BEGIN Entries supplied

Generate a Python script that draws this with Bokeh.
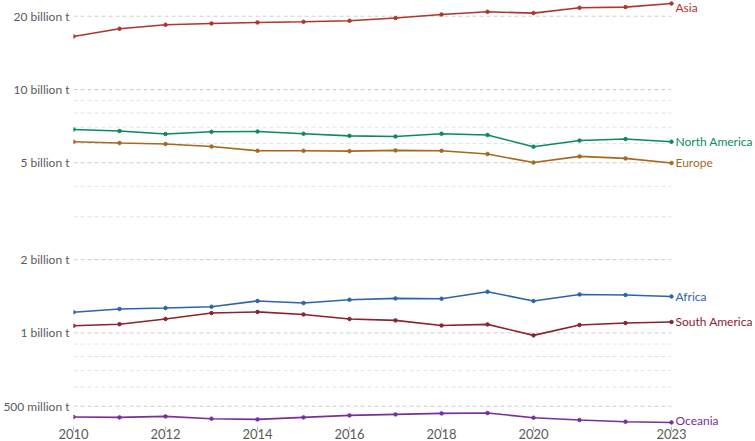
from bokeh.plotting import figure
from bokeh.models import Range1d, FixedTicker, Label, ColumnDataSource
from bokeh.embed import file_html
from bokeh.resources import INLINE

# Annual values by region, in billion tonnes
years = list(range(2010, 2024))
asia = [16.51, 17.76, 18.44, 18.67, 18.85, 18.97, 19.15, 19.65, 20.32, 20.85, 20.59, 21.65, 21.80, 22.55]
north_america = [6.85, 6.75, 6.56, 6.70, 6.72, 6.58, 6.45, 6.41, 6.58, 6.50, 5.82, 6.17, 6.26, 6.10]
europe = [6.10, 6.03, 5.97, 5.83, 5.60, 5.60, 5.58, 5.62, 5.60, 5.43, 5.01, 5.31, 5.21, 4.99]
africa = [1.216, 1.254, 1.266, 1.281, 1.353, 1.327, 1.369, 1.386, 1.382, 1.476, 1.352, 1.439, 1.431, 1.412]
south_america = [1.070, 1.086, 1.141, 1.207, 1.220, 1.191, 1.141, 1.126, 1.073, 1.084, 0.977, 1.078, 1.098, 1.109]
oceania = [0.4515, 0.4498, 0.4541, 0.4443, 0.4414, 0.4498, 0.4584, 0.4627, 0.4671, 0.4688, 0.4485, 0.4388, 0.4318, 0.4289]

regions = ["Asia", "North America", "Europe", "Africa", "South America", "Oceania"]
region_values = [asia, north_america, europe, africa, south_america, oceania]
region_colors = ["#B0352B", "#0B8A62", "#A5691E", "#2C64AB", "#8A2232", "#7A2E9B"]
label_shift = [-4, 0, 0, 0, 0, 2]

# Axis ticks
x_ticks = [2010, 2012, 2014, 2016, 2018, 2020, 2023]
y_ticks = [5e8, 1e9, 2e9, 5e9, 1e10, 2e10]
y_tick_labels = ["500 million t", "1 billion t", "2 billion t", "5 billion t", "10 billion t", "20 billion t"]
y_minor = [6e8, 7e8, 8e8, 9e8, 3e9, 4e9, 6e9, 7e9, 8e9, 9e9]

FONT = "Lato"
LEFT = 73          # width reserved for the y-axis labels
PX_PER_YEAR = 46   # horizontal scale
WIDTH = 755
# the frame runs to the right edge so the end labels have room; the range
# is widened to keep the same horizontal scale
x_end = years[0] + (WIDTH - LEFT) / PX_PER_YEAR

p = figure(
    width=WIDTH, height=441,
    output_backend="svg", toolbar_location=None,
    y_axis_type="log",
    x_range=Range1d(years[0], x_end),
    y_range=Range1d(4.127e8, 2.32e10),
    min_border_left=LEFT, min_border_right=0,
    min_border_top=0, min_border_bottom=0,
)
p.outline_line_color = None
p.background_fill_color = "white"
p.border_fill_color = "white"

# x axis
p.xaxis.ticker = FixedTicker(ticks=x_ticks)
p.xaxis.axis_line_color = None
p.xaxis.major_tick_in = 0
p.xaxis.major_tick_out = 4
p.xaxis.minor_tick_in = 0
p.xaxis.minor_tick_out = 0
p.xaxis.major_tick_line_color = "#b5b5b5"
p.xaxis.minor_tick_line_color = None
p.xaxis.major_label_standoff = -2
p.xaxis.major_label_text_font = FONT
p.xaxis.major_label_text_font_size = "13px"
p.xaxis.major_label_text_color = "#5b5b5b"
p.xgrid.grid_line_color = None

# y axis (log), labels only
p.yaxis.ticker = FixedTicker(ticks=y_ticks, minor_ticks=y_minor)
p.yaxis.major_label_overrides = {v: t for v, t in zip(y_ticks, y_tick_labels)}
p.yaxis.axis_line_color = None
p.yaxis.major_tick_in = 0
p.yaxis.major_tick_out = 0
p.yaxis.minor_tick_in = 0
p.yaxis.minor_tick_out = 0
p.yaxis.major_tick_line_color = None
p.yaxis.minor_tick_line_color = None
p.yaxis.major_label_standoff = 4
p.yaxis.major_label_text_font = FONT
p.yaxis.major_label_text_font_size = "12px"
p.yaxis.major_label_text_color = "#5b5b5b"

# dashed horizontal gridlines that stop at the last year
p.ygrid.grid_line_color = None
p.segment(x0=[years[0]] * len(y_minor), x1=[years[-1]] * len(y_minor),
          y0=y_minor, y1=y_minor,
          line_color="#e3e3e3", line_width=1, line_dash="4 3")
p.segment(x0=[years[0]] * len(y_ticks), x1=[years[-1]] * len(y_ticks),
          y0=y_ticks, y1=y_ticks,
          line_color="#cdcdcd", line_width=1, line_dash="4 3")

for name, vals, color, dy in zip(regions, region_values, region_colors, label_shift):
    src = ColumnDataSource(dict(year=years, value=[v * 1e9 for v in vals]))
    p.line("year", "value", source=src, line_color=color, line_width=1.6)
    p.scatter("year", "value", source=src, size=3.5, fill_color=color, line_color=color)
    p.add_layout(Label(
        x=years[-1], y=vals[-1] * 1e9, text=name,
        x_offset=4, y_offset=dy,
        text_baseline="middle", text_align="left",
        text_color=color, text_font=FONT, text_font_size="12px",
    ))

open("out.html", "w").write(file_html(p, INLINE))
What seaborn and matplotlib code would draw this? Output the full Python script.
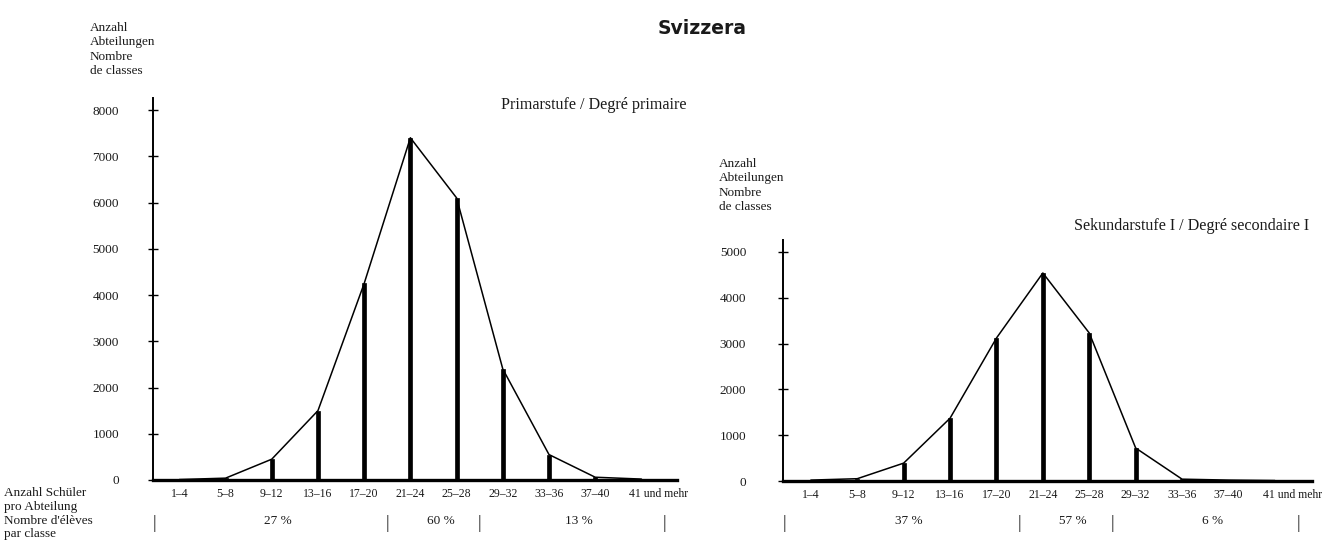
import matplotlib
matplotlib.use("Agg")
import matplotlib.pyplot as plt
import matplotlib.transforms as mtransforms
import seaborn as sns

# class sizes (pupils per class) and number of classes
classes = ["1–4", "5–8", "9–12", "13–16", "17–20", "21–24", "25–28",
           "29–32", "33–36", "37–40", "41 und mehr"]
primary = [10, 40, 450, 1500, 4250, 7400, 6100, 2400, 550, 60, 20]
secondary = [20, 50, 390, 1370, 3120, 4540, 3230, 720, 40, 20, 10]

# share of classes per size group (first class index of each group)
group_start = [0, 5, 7, 11]
primary_share = ["27 %", "60 %", "13 %"]
secondary_share = ["37 %", "57 %", "6 %"]

sns.set_style("white")
plt.rcParams["font.family"] = ["Liberation Serif", "DejaVu Serif"]
ink = "#1a1a1a"

fig = plt.figure(figsize=(13.38, 5.49), dpi=100)
W, H = 1338, 549


def px_axes(left, top, right, bottom):
    return fig.add_axes([left / W, 1 - bottom / H, (right - left) / W, (bottom - top) / H])


def draw_panel(ax, values, ymax, yticks, xlim, shares, pad):
    sns.lineplot(x=classes, y=values, ax=ax, color="black", lw=1.1, sort=False)
    sns.barplot(x=classes, y=values, ax=ax, color="black", width=0.085,
                saturation=1, edgecolor="black", linewidth=0.5)
    ax.set_xlim(*xlim)
    ax.set_ylim(0, ymax)
    ax.set_yticks(yticks)
    ax.set_xlabel("")
    ax.set_ylabel("")
    for s in ["top", "right"]:
        ax.spines[s].set_visible(False)
    ax.spines["left"].set_linewidth(1.4)
    ax.spines["bottom"].set_linewidth(2.4)
    ax.spines["left"].set_color("black")
    ax.spines["bottom"].set_color("black")
    ax.tick_params(axis="y", direction="inout", length=7, width=1, color="black",
                   labelsize=9.5, labelcolor=ink, pad=pad, left=True)
    ax.tick_params(axis="x", length=0, labelsize=8.5, labelcolor=ink, pad=6)
    ax.grid(False)

    # the last class label runs past the end of the axis, as in the scan
    last = ax.get_xticklabels()[-1]
    last.set_horizontalalignment("left")
    last.set_transform(last.get_transform() +
                       mtransforms.ScaledTranslation(-12 / 100, 0, fig.dpi_scale_trans))

    # percentage row with separators under the class labels
    trans = mtransforms.blended_transform_factory(ax.transData, fig.transFigure)
    edges = [g - 0.5 for g in group_start]
    edges[0] = xlim[0] + 0.03
    for e in edges:
        ax.text(e, 1 - 524 / H, "|", transform=trans, ha="center", va="center",
                fontsize=13, color=ink, clip_on=False)
    for i, txt in enumerate(shares):
        ax.text((edges[i] + edges[i + 1]) / 2 + 0.15, 1 - 521 / H, txt, transform=trans,
                ha="center", va="center", fontsize=9.5, color=ink, clip_on=False)


ax1 = px_axes(153, 98, 677, 480)
draw_panel(ax1, primary, 8260, range(0, 8001, 1000), (-0.57, 10.77), primary_share, 21)

ax2 = px_axes(783, 240, 1312, 481)
draw_panel(ax2, secondary, 5260, range(0, 5001, 1000), (-0.60, 10.80), secondary_share, 23)

fig.text(702 / W, 1 - 28 / H, "Svizzera", ha="center", va="center", fontsize=13.5,
         fontweight="bold", family="DejaVu Sans", color=ink)

ylab = "Anzahl\nAbteilungen\nNombre\nde classes"
fig.text(90 / W, 1 - 22 / H, ylab, ha="left", va="top", fontsize=9.5, linespacing=1.26, color=ink)
fig.text(719 / W, 1 - 158 / H, ylab, ha="left", va="top", fontsize=9.5, linespacing=1.26, color=ink)

fig.text(501 / W, 1 - 105 / H, "Primarstufe / Degré primaire", ha="left", va="center",
         fontsize=11.6, color=ink)
fig.text(1074 / W, 1 - 226 / H, "Sekundarstufe I / Degré secondaire I", ha="left", va="center",
         fontsize=11.6, color=ink)

fig.text(4 / W, 1 - 487 / H, "Anzahl Schüler\npro Abteilung\nNombre d'élèves\npar classe",
         ha="left", va="top", fontsize=9.5, linespacing=1.2, color=ink)

fig.savefig("out.png", dpi=100)
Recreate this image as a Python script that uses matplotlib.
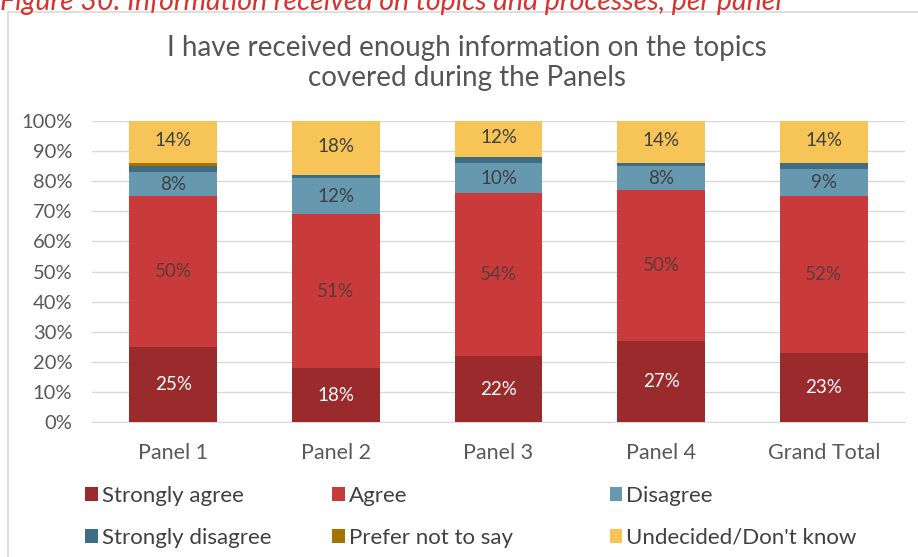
import numpy as np
import matplotlib.pyplot as plt
from matplotlib.patches import Rectangle

panels = ['Panel 1', 'Panel 2', 'Panel 3', 'Panel 4', 'Grand Total']
strongly_agree = [25, 18, 22, 27, 23]
agree = [50, 51, 54, 50, 52]
disagree = [8, 12, 10, 8, 9]
strongly_disagree = [2, 1, 2, 1, 2]
prefer_not = [1, 0, 0, 0, 0]
undecided = [14, 18, 12, 14, 14]

series = [
    ('Strongly agree', strongly_agree, '#9a2a2b', 'white'),
    ('Agree', agree, '#c83b3a', '#5a3a3a'),
    ('Disagree', disagree, '#6698b0', '#3f3f3f'),
    ('Strongly disagree', strongly_disagree, '#3f6d84', None),
    ('Prefer not to say', prefer_not, '#a67202', None),
    ('Undecided/Don\'t know', undecided, '#f6c457', '#3f3f3f'),
]

plt.rcParams['font.family'] = ['Lato', 'DejaVu Sans']

fig = plt.figure(figsize=(9.18, 5.57), dpi=100)
fig.patch.set_facecolor('white')

# chart border box
fig.patches.append(Rectangle((0.009, -0.01), 1.2, 0.988, transform=fig.transFigure,
                             fill=False, edgecolor='#d9d9d9', linewidth=1.2))

fig.text(0.0, 0.997, 'Figure 30: Information received on topics and processes, per panel',
         color='#d8322f', style='italic', fontsize=20.5, ha='left', va='center')

fig.text(0.509, 0.887, 'I have received enough information on the topics\ncovered during the Panels',
         ha='center', va='center', fontsize=20, color='#555555', linespacing=1.15)

ax = fig.add_axes([0.100, 0.242, 0.886, 0.541])
x = np.arange(len(panels))
bottom = np.zeros(len(panels))
handles = []
for name, vals, col, tcol in series:
    vals = np.array(vals, dtype=float)
    b = ax.bar(x, vals, 0.54, bottom=bottom, color=col, label=name, zorder=3)
    handles.append(b)
    if tcol is not None:
        for xi, v, bt in zip(x, vals, bottom):
            yoff = bt + v / 2
            if name == 'Undecided/Don\'t know':
                yoff = bt + v / 2 + 0.5
            ax.text(xi, yoff, f'{int(round(v))}%', ha='center', va='center',
                    color=tcol, fontsize=13.5, zorder=4)
    bottom += vals

ax.set_xlim(-0.5, len(panels) - 0.5)
ax.set_ylim(0, 100)
ax.set_yticks(np.arange(0, 101, 10))
ax.set_yticklabels([f'{t}%' for t in range(0, 101, 10)])
ax.set_xticks(x)
ax.set_xticklabels(panels)
ax.tick_params(axis='y', length=0, labelsize=14.5, colors='#595959', pad=14)
ax.tick_params(axis='x', length=0, labelsize=15.5, colors='#595959', pad=15)
ax.grid(axis='y', color='#d9d9d9', linewidth=1, zorder=0)
for s in ['top', 'right', 'left']:
    ax.spines[s].set_visible(False)
ax.spines['bottom'].set_color('#d9d9d9')

# legend: three columns, row-major order
col_x = [0.093, 0.362, 0.664]
for i, cx in enumerate(col_x):
    fig.legend(handles=[handles[i], handles[i + 3]], loc='upper left',
               bbox_to_anchor=(cx, 0.128), frameon=False, fontsize=16,
               handlelength=0.55, handleheight=0.55, handletextpad=0.2,
               labelspacing=1.0, borderpad=0, borderaxespad=0,
               labelcolor='#404040')

fig.savefig('out.png', dpi=100)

END Entries supplied

# Exercise directions:
The first line to copy holds "Recreate this image", and the last holds "fontsize=20, color='#555555', linespacing=1.15)". Copy them and the lines between exactly, leaving out pictures.

# Output for this task:
Recreate this image as a Python script that uses matplotlib.
import numpy as np
import matplotlib.pyplot as plt
from matplotlib.patches import Rectangle

panels = ['Panel 1', 'Panel 2', 'Panel 3', 'Panel 4', 'Grand Total']
strongly_agree = [25, 18, 22, 27, 23]
agree = [50, 51, 54, 50, 52]
disagree = [8, 12, 10, 8, 9]
strongly_disagree = [2, 1, 2, 1, 2]
prefer_not = [1, 0, 0, 0, 0]
undecided = [14, 18, 12, 14, 14]

series = [
    ('Strongly agree', strongly_agree, '#9a2a2b', 'white'),
    ('Agree', agree, '#c83b3a', '#5a3a3a'),
    ('Disagree', disagree, '#6698b0', '#3f3f3f'),
    ('Strongly disagree', strongly_disagree, '#3f6d84', None),
    ('Prefer not to say', prefer_not, '#a67202', None),
    ('Undecided/Don\'t know', undecided, '#f6c457', '#3f3f3f'),
]

plt.rcParams['font.family'] = ['Lato', 'DejaVu Sans']

fig = plt.figure(figsize=(9.18, 5.57), dpi=100)
fig.patch.set_facecolor('white')

# chart border box
fig.patches.append(Rectangle((0.009, -0.01), 1.2, 0.988, transform=fig.transFigure,
                             fill=False, edgecolor='#d9d9d9', linewidth=1.2))

fig.text(0.0, 0.997, 'Figure 30: Information received on topics and processes, per panel',
         color='#d8322f', style='italic', fontsize=20.5, ha='left', va='center')

fig.text(0.509, 0.887, 'I have received enough information on the topics\ncovered during the Panels',
         ha='center', va='center', fontsize=20, color='#555555', linespacing=1.15)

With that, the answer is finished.